Experts argue about the historical importance of Hoverboy's first appearance in comics (following eight pulp stories and a novella). After all, it would predate Superman, Batman, the Human Torch and Namor as a "costumed super-hero" in comics, were it not for the fact there is no hovering in this story, and Hoverboy does not wear a "costume" technically, just a bucket on his head with holes in it. And far from behaving heroically, Hoverboy spends his adventure mostly beating up African Americans, though he does explain to the readers that it isn't racist to beat up black people, if they're criminals, and therefore bad people for reasons OTHER than their skin color. In fact, just to prove his egalitarian streak, Hoverboy beats up a Jew and an Irishman in a hilarious scene on page twelve, where the lights go out and Hoverboy just can't see WHO he's beating up.

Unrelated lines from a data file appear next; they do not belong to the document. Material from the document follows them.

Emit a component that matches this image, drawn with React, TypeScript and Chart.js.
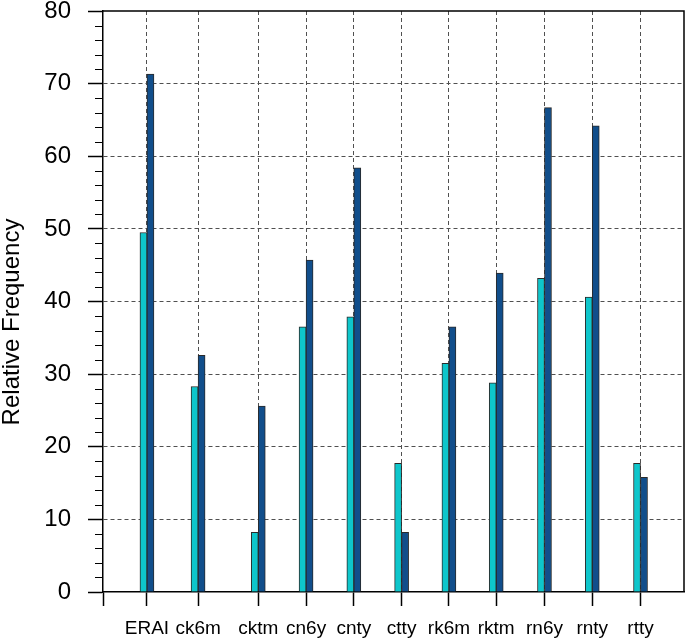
import { useEffect, useRef } from 'react';
import { Chart, registerables } from 'chart.js';

Chart.register(...registerables);

// ---- data ----
const categories = ['ERAI', 'ck6m', 'cktm', 'cn6y', 'cnty', 'ctty', 'rk6m', 'rktm', 'rn6y', 'rnty', 'rtty'];
const categoryPositions = [0.92, 1.99, 3.25, 4.25, 5.25, 6.25, 7.24, 8.23, 9.24, 10.24, 11.25];
const xAxisMin = 0;
const xAxisMax = 12.16;
const cyanValues = [49.5, 28.3, 8.2, 36.5, 37.9, 17.7, 31.5, 28.8, 43.2, 40.6, 17.7];
const blueValues = [71.3, 32.6, 25.6, 45.7, 58.4, 8.2, 36.5, 43.9, 66.7, 64.2, 15.8];
const yMin = 0;
const yMax = 80;
const yMajorStep = 10;
const yMinorStep = 2;
const yTitle = 'Relative Frequency';

const FONT = '"Liberation Sans", Arial, Helvetica, sans-serif';
const CYAN = '#0ec6cb';
const BLUE = '#114e8b';
const EDGE = '#2a2a2a';
const GRID = '#505050';

export default function App() {
  const ref = useRef<HTMLCanvasElement>(null);

  useEffect(() => {
    document.body.style.margin = '0';
    const canvas = ref.current;
    if (!canvas) return;

    const framePlugin = {
      id: 'frameAndMinor',
      afterDraw(chart: any) {
        const { ctx, chartArea } = chart;
        const ys = chart.scales.y;
        ctx.save();
        ctx.strokeStyle = '#000';
        ctx.lineWidth = 1.5;
        ctx.beginPath();
        ctx.moveTo(chartArea.left, chartArea.top);
        ctx.lineTo(chartArea.right, chartArea.top);
        ctx.lineTo(chartArea.right, chartArea.bottom);
        ctx.stroke();
        // minor ticks on y axis
        ctx.lineWidth = 1.2;
        ctx.beginPath();
        for (let v = yMin; v <= yMax; v += yMinorStep) {
          if (v % yMajorStep === 0) continue;
          const py = Math.round(ys.getPixelForValue(v)) + 0.5;
          ctx.moveTo(chartArea.left - 8, py);
          ctx.lineTo(chartArea.left, py);
        }
        ctx.stroke();
        // y axis title
        ctx.fillStyle = '#000';
        ctx.font = `24px ${FONT}`;
        ctx.textAlign = 'center';
        ctx.textBaseline = 'alphabetic';
        ctx.translate(19, 322);
        ctx.rotate(-Math.PI / 2);
        ctx.fillText(yTitle, 0, 0);
        ctx.restore();
      },
    };

    const chart = new Chart(canvas, {
      type: 'bar',
      data: {
        datasets: [
          {
            data: categoryPositions.map((x, i) => ({ x, y: cyanValues[i] })),
            backgroundColor: CYAN,
            borderColor: EDGE,
            borderWidth: 1,
            borderSkipped: 'start',
          },
          {
            data: categoryPositions.map((x, i) => ({ x, y: blueValues[i] })),
            backgroundColor: BLUE,
            borderColor: EDGE,
            borderWidth: 1,
            borderSkipped: 'start',
          },
        ],
      },
      options: {
        responsive: false,
        animation: false,
        layout: { padding: { top: 11, right: 1, left: 0, bottom: 0 } },
        plugins: { legend: { display: false }, tooltip: { enabled: false } },
        datasets: { bar: { barThickness: 7, grouped: true } },
        scales: {
          x: {
            type: 'linear',
            min: xAxisMin,
            max: xAxisMax,
            offset: false,
            afterBuildTicks: (s: any) => {
              s.ticks = [xAxisMin, ...categoryPositions].map((v) => ({ value: v }));
            },
            afterFit: (s: any) => {
              s.height = 46;
              s.paddingLeft = 0;
              s.paddingRight = 0;
            },
            ticks: {
              autoSkip: false,
              maxRotation: 0,
              minRotation: 0,
              color: '#000',
              padding: 11,
              font: { family: FONT, size: 19 },
              callback: (_v: any, i: number) => (i === 0 ? '' : categories[i - 1]),
            },
            grid: {
              offset: false,
              color: (c: any) => (c.tick && c.tick.value === xAxisMin ? 'rgba(0,0,0,0)' : GRID),
              lineWidth: 1,
              tickColor: '#000',
              tickLength: 14,
              tickWidth: 1.5,
            },
            border: { color: '#000', width: 1.5, dash: [4, 3] },
          },
          y: {
            min: yMin,
            max: yMax,
            afterFit: (s: any) => {
              s.width = 103;
              s.paddingTop = 0;
              s.paddingBottom = 0;
            },
            ticks: {
              stepSize: yMajorStep,
              color: '#000',
              padding: 17,
              font: { family: FONT, size: 24 },
            },
            grid: {
              color: (c: any) =>
                c.tick && (c.tick.value === yMin || c.tick.value === yMax) ? 'rgba(0,0,0,0)' : GRID,
              lineWidth: 1,
              tickColor: '#000',
              tickLength: 15,
              tickWidth: 1.5,
            },
            border: { color: '#000', width: 1.5, dash: [4, 3] },
          },
        },
      },
      plugins: [framePlugin],
    } as any);

    return () => chart.destroy();
  }, []);

  return (
    <div style={{ width: 685, height: 638 }}>
      <canvas ref={ref} width={685} height={638} style={{ display: 'block', width: 685, height: 638 }} />
    </div>
  );
}
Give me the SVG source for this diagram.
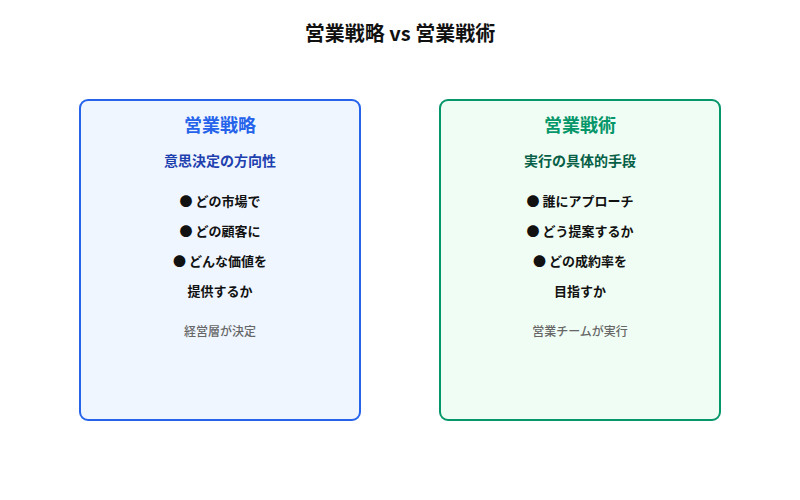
<svg xmlns="http://www.w3.org/2000/svg" width="800" height="500" viewBox="0 0 800 500">
<style>
text{font-family:"Noto Sans CJK JP","Noto Sans",sans-serif;text-anchor:middle;dominant-baseline:central}
.title{font-size:20px;font-weight:700;fill:#111}
.h{font-size:18px;font-weight:700}
.sub{font-size:14px;font-weight:700}
.item{font-size:13px;font-weight:700;fill:#111}
.note{font-size:12px;font-weight:500;fill:#666}
</style>
<rect width="800" height="500" fill="#fff"/>
<text class="title" x="400" y="32">営業戦略 vs 営業戦術</text>
<g id="strategy">
<rect x="80" y="100" width="280" height="320" rx="8" fill="#eff6ff" stroke="#2563eb" stroke-width="2"/>
<text class="h" x="220" y="124" fill="#2563eb">営業戦略</text>
<text class="sub" x="220" y="160" fill="#1e40af">意思決定の方向性</text>
<text class="item" x="220" y="200">● どの市場で</text>
<text class="item" x="220" y="230">● どの顧客に</text>
<text class="item" x="220" y="260">● どんな価値を</text>
<text class="item" x="220" y="290">提供するか</text>
<text class="note" x="220" y="330">経営層が決定</text>
</g>
<g id="tactics">
<rect x="440" y="100" width="280" height="320" rx="8" fill="#f0fdf4" stroke="#059669" stroke-width="2"/>
<text class="h" x="580" y="124" fill="#059669">営業戦術</text>
<text class="sub" x="580" y="160" fill="#065f46">実行の具体的手段</text>
<text class="item" x="580" y="200">● 誰にアプローチ</text>
<text class="item" x="580" y="230">● どう提案するか</text>
<text class="item" x="580" y="260">● どの成約率を</text>
<text class="item" x="580" y="290">目指すか</text>
<text class="note" x="580" y="330">営業チームが実行</text>
</g>
<g id="connectors"/>
</svg>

There's also a jarring reference to to the 'Bonus Army' protest of five years earlier when thousands of veterans camped out in Washington D.C. demanding the bonus they had been promised for serving overseas in World War One. The protesters were broken up by Army Troops sent in by President Hoover, and tragically, men and women were killed. In the story here, Hoverboy says, "I'm Hooverboy! Handing out "Bonuses! Come and GET 'em!" Considering the attack on the Bonus Army was a national scandal, a kind of American version of "Tiananmen Square", it's hard to understand why it's used as a reference by the hero.
For a first appearance in the exciting new medium of comics, it's actually not a bad start. The art is crisp and readable, the plot is easy to follow, and the motivations of most of the characters are clear, all rare for a pre-golden age comic. Even the "Toots Spaulding" and "The Mustachioed Man" stories are pretty good.
If it weren't for the bile churning racism on every page, this is a very enjoyable first story.